The key components are:
- Blob -- abstract base class defining the to_data() and new_input_stream() interface
- BlobRef -- concrete implementation that lazily loads data using a UriReader and BlobDescriptor
- FileUriReader -- wraps PyArrow FileIO for filesystem and cloud storage access (oss://, s3://, hdfs://, local paths)
- HttpUriReader -- handles http:// and https:// URIs via the Python requests library
When BlobRef.to_data() is called, it:
- Opens an input stream via the UriReader using the descriptor's URI
- Seeks to the descriptor's offset position
- Reads exactly the descriptor's length bytes
- Returns the raw bytes
When BlobRef.new_input_stream() is called, it returns a BytesIO stream positioned at the start of the blob data, enabling streaming access for large files.
Usage
Use this after deserializing BlobDescriptor objects from a table read, when the actual blob content is needed. The FileUriReader is constructed from the table's file_io object, which provides access to the configured storage backend.
Code Reference
Source Location
- Repository: Apache Paimon
- Files:
- paimon-python/pypaimon/table/row/blob.py:L130-251
- paimon-python/pypaimon/common/uri_reader.py:L32-66
Signature
class Blob(ABC):
@staticmethod
def from_descriptor(uri_reader: UriReader, descriptor: BlobDescriptor) -> 'Blob':
@abstractmethod
def to_data(self) -> bytes:
@abstractmethod
def new_input_stream(self) -> io.BytesIO:
class FileUriReader(UriReader):
def __init__(self, file_io: Any):
def new_input_stream(self, uri: str):
class BlobRef(Blob):
def to_data(self) -> bytes:
def new_input_stream(self) -> io.BytesIO:
Import
from pypaimon.table.row.blob import Blob, BlobDescriptor
from pypaimon.common.uri_reader import FileUriReader
I/O Contract
Inputs
| Name | Type | Required | Description |
|---|---|---|---|
| uri_reader | UriReader | Yes | A FileUriReader (for filesystem/cloud storage) or HttpUriReader (for HTTP/HTTPS URLs) that provides access to the storage backend |
| descriptor | BlobDescriptor | Yes | A deserialized BlobDescriptor containing the URI, offset, and length of the external blob |
Outputs
| Name | Type | Description |
|---|---|---|
| Blob | Blob (BlobRef) | A lazy blob reference that defers I/O until to_data() or new_input_stream() is called |
| to_data() | bytes | The actual blob content, read from the external storage location specified by the descriptor |
| new_input_stream() | io.BytesIO | A BytesIO stream providing streaming access to the blob content |
Usage Examples
Basic Usage
from pypaimon.table.row.blob import Blob, BlobDescriptor
from pypaimon.common.uri_reader import FileUriReader
# Reconstruct from stored descriptor bytes
descriptor = BlobDescriptor.deserialize(stored_bytes)

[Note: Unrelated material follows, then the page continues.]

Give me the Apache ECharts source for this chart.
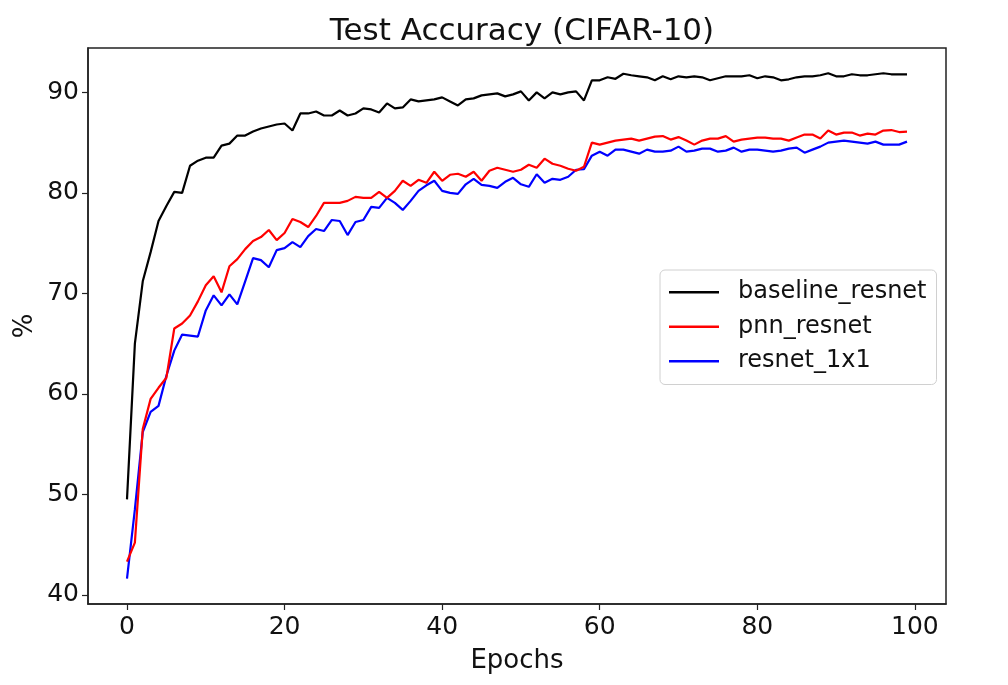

# Create lazy blob reference using the table's file_io
uri_reader = FileUriReader(table.file_io)
blob = Blob.from_descriptor(uri_reader, descriptor)
# Load data on demand -- no I/O occurs until this call
data = blob.to_data()
print(f"Loaded {len(data)} bytes from {descriptor.uri}")
Streaming Access for Large Files
from pypaimon.table.row.blob import Blob, BlobDescriptor
from pypaimon.common.uri_reader import FileUriReader
descriptor = BlobDescriptor.deserialize(stored_bytes)
uri_reader = FileUriReader(table.file_io)
blob = Blob.from_descriptor(uri_reader, descriptor)
# Stream large blob content in chunks
with blob.new_input_stream() as stream:
while True:
chunk = stream.read(4096)
if not chunk:
break
process_chunk(chunk)
Selective Loading from Table Read
from pypaimon.table.row.blob import Blob, BlobDescriptor
from pypaimon.common.uri_reader import FileUriReader
# Read the table metadata
read_builder = table.new_read_builder()
scan = read_builder.new_scan()
splits = scan.plan().splits()
reader = read_builder.new_read()
arrow_table = reader.to_arrow(splits)
uri_reader = FileUriReader(table.file_io)
# Selectively load only video blobs larger than 1MB
for i in range(len(arrow_table)):
content_type = arrow_table.column('content_type')[i].as_py()
if content_type.startswith('video/'):
descriptor = BlobDescriptor.deserialize(
arrow_table.column('data')[i].as_py()
)
if descriptor.length > 1048576:
blob = Blob.from_descriptor(uri_reader, descriptor)
video_data = blob.to_data()
process_video(video_data)